= Chester Harriott =

Jamaican-British pianist

Chester Leroy Harriott (24 February 1933 – 4 July 2013) was a Jamaican-born pianist and entertainer known for his eight years as one part of the variety act Harriott and Evans. He is the father of chef and television presenter, Ainsley Harriott.

== Life ==
Harriott was born in St Thomas, Jamaica, the son of a doctor's assistant, Oscar Harriott, and his wife, Minna (née Powell), a teacher. They later moved to the island's capital, Kingston, then the United States to study, leaving Chester and his siblings with relatives. (Note: The family's history was the subject of an episode of the BBC documentary series Who Do You Think You Are? in 2008.)

A gifted pianist from a young age, he appeared on local radio stations and followers set up a fund for him to study in London; in 1950, he joined Trinity College of Music and while there met Arthur Bennett, who taught him modern music. Through that connection, Harriott was introduced to the nightclub scene in central London, playing at the Langham Club for the likes of Princess Margaret. Throughout the early 1950s, he performed at Gateways, a pioneering lesbian club in Chelsea, as well as the Mandrake Club in Soho and the Sunset Club, where he performed alongside the celebrated jazz saxophonist Joe Harriott. (Note: The relationship between Chester and Joe Harriott is disputed. Chester's obituary in The Guardian states that "Although a family relationship between them has been rumoured, these is no evidence for this. The name is not rare in Jamaica, with at least three plantation owners having been called Harriott." While Alan Robertson had claimed they were cousins in his 2003 biography of Joe Harriott, the Jazz historian Val Wilmer took issue with this in an article in a letter to Jazz Journal International published in 2008.)

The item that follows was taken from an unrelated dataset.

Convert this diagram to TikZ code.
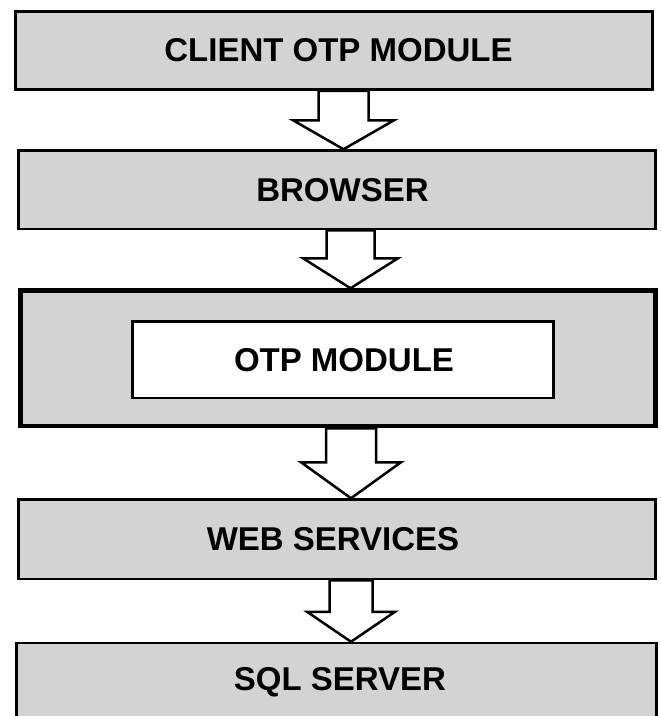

After finishing at Trinity, he partnered up with John Porter to form a double-act, but soon switched to form a lasting duo with Victor Brown. Performing for eight years as Harriott and Evans, a variety act, they travelled to Paris, toured and sold 50,000 copies of one album. In 1962, they parted ways and Harriott carried on performing solo before working for Granada Television from 1967. He opened a restaurant called Truffles in 1985 and retired from performing following an illness in the late-1990s. He outlived his first wife, Petronia, and later married a magician called Claudine. Harriott died on 4 July 2013 aged eighty years. He had five children, including the television chef Ainsley Harriott.